§ PROMPT: The line containing "male_ellipse = (0.655, -1.625, 4.94, 2.71, -54.8)" marks the end: extract everything from the first line of the data through that line, exactly, with no pictures.

§ GIVEN DATA:
::::

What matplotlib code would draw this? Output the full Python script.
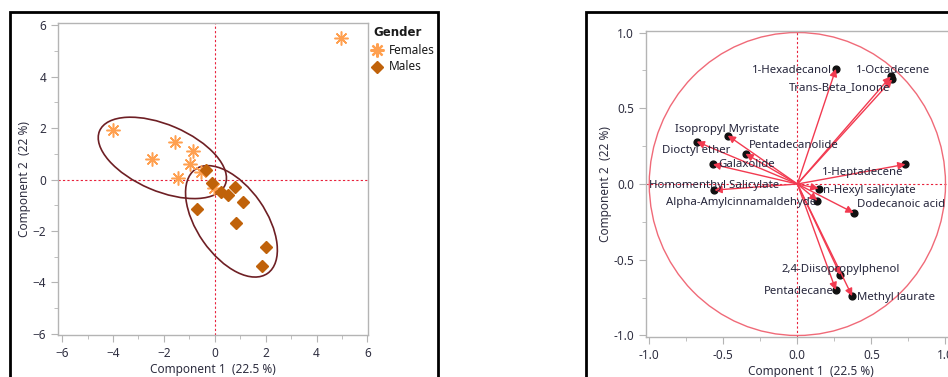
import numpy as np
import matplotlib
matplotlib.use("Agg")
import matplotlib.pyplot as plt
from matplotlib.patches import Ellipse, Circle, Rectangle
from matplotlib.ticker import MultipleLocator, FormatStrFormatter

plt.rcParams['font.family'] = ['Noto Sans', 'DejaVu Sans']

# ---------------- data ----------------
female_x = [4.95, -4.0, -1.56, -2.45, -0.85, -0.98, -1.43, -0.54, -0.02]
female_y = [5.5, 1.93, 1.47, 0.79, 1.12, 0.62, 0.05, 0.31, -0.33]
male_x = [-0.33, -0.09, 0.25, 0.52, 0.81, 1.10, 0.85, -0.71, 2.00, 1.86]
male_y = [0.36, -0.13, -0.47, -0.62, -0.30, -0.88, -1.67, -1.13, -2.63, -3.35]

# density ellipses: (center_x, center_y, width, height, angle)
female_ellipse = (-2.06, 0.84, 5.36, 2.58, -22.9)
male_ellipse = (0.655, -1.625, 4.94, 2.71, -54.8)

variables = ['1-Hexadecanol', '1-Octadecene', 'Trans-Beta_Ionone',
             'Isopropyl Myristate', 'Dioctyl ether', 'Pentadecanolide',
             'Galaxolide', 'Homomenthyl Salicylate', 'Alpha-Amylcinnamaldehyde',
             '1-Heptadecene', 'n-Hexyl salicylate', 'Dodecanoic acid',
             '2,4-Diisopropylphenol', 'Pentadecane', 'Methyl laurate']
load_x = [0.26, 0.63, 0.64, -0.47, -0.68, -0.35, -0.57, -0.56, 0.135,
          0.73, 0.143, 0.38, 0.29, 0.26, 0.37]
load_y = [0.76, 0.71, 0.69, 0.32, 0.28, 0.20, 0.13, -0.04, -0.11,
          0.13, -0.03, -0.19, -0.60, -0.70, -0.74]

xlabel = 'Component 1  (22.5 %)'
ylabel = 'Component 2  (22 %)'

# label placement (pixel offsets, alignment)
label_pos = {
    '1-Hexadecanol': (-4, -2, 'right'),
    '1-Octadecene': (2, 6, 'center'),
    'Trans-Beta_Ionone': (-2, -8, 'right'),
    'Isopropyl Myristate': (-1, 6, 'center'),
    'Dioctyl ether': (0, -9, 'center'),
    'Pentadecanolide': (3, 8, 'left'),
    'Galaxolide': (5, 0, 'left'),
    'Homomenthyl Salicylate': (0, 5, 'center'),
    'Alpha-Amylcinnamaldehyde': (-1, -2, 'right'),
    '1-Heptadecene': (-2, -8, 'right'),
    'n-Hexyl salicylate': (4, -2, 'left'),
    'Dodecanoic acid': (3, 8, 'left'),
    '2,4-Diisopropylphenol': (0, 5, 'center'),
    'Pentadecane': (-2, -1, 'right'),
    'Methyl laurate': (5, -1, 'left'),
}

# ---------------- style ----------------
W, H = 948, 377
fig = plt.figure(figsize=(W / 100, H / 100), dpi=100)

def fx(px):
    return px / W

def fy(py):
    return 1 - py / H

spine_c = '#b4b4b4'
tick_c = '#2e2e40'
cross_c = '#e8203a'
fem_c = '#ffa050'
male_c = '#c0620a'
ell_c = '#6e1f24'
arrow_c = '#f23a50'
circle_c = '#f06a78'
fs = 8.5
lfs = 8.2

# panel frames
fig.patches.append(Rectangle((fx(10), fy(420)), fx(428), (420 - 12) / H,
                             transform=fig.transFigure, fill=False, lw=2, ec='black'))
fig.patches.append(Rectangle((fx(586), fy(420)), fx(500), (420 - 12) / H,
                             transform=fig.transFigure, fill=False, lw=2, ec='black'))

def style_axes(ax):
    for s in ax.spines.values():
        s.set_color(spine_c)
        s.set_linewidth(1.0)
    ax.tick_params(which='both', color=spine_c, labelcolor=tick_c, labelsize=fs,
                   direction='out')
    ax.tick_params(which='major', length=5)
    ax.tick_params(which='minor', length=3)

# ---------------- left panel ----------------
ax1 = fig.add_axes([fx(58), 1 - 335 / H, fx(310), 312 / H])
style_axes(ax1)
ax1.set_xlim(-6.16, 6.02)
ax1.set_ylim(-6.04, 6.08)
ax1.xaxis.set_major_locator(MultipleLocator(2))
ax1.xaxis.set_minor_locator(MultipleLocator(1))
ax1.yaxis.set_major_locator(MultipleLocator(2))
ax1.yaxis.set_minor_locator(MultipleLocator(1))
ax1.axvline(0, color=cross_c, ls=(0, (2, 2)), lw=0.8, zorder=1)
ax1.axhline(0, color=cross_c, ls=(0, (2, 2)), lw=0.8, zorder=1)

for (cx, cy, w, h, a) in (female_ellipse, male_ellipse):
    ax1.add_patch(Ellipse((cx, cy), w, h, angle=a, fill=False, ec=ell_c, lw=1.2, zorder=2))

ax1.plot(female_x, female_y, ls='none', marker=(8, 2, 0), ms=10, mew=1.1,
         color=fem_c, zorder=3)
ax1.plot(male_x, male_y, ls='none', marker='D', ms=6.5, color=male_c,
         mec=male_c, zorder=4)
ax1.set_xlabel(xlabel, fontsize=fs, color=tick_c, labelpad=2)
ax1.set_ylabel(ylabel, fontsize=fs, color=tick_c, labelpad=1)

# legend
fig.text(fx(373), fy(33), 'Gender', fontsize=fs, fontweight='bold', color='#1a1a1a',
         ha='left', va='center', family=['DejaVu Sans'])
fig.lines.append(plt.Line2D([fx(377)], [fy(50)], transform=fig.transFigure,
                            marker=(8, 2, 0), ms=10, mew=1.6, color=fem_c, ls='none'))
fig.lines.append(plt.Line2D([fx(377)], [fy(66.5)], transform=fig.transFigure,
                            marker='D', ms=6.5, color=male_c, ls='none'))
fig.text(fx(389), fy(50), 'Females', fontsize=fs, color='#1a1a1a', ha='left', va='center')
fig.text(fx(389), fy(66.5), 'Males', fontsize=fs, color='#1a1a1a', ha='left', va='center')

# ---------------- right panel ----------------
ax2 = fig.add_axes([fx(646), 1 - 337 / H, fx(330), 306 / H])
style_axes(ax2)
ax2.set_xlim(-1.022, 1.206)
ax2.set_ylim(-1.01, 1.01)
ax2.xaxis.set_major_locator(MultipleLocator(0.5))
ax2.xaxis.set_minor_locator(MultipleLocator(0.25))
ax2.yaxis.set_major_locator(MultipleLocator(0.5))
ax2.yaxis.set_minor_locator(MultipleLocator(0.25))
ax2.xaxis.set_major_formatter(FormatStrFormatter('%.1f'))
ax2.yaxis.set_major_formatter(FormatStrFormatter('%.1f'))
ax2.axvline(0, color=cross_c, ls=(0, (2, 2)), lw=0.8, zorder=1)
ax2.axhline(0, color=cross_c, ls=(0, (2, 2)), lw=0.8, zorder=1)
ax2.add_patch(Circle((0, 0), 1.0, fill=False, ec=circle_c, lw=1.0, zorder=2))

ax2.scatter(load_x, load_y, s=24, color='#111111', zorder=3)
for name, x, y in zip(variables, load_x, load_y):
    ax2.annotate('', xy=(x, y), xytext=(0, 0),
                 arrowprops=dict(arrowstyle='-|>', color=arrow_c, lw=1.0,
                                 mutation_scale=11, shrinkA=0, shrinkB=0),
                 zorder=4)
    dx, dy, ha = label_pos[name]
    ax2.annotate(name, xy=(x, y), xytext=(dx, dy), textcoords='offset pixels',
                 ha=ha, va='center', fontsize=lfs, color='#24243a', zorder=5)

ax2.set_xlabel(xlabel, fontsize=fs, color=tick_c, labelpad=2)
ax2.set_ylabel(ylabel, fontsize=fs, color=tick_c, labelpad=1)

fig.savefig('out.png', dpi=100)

::::

§ OUTPUT FOR THIS TASK:
What matplotlib code would draw this? Output the full Python script.
import numpy as np
import matplotlib
matplotlib.use("Agg")
import matplotlib.pyplot as plt
from matplotlib.patches import Ellipse, Circle, Rectangle
from matplotlib.ticker import MultipleLocator, FormatStrFormatter

plt.rcParams['font.family'] = ['Noto Sans', 'DejaVu Sans']

# ---------------- data ----------------
female_x = [4.95, -4.0, -1.56, -2.45, -0.85, -0.98, -1.43, -0.54, -0.02]
female_y = [5.5, 1.93, 1.47, 0.79, 1.12, 0.62, 0.05, 0.31, -0.33]
male_x = [-0.33, -0.09, 0.25, 0.52, 0.81, 1.10, 0.85, -0.71, 2.00, 1.86]
male_y = [0.36, -0.13, -0.47, -0.62, -0.30, -0.88, -1.67, -1.13, -2.63, -3.35]

# density ellipses: (center_x, center_y, width, height, angle)
female_ellipse = (-2.06, 0.84, 5.36, 2.58, -22.9)
male_ellipse = (0.655, -1.625, 4.94, 2.71, -54.8)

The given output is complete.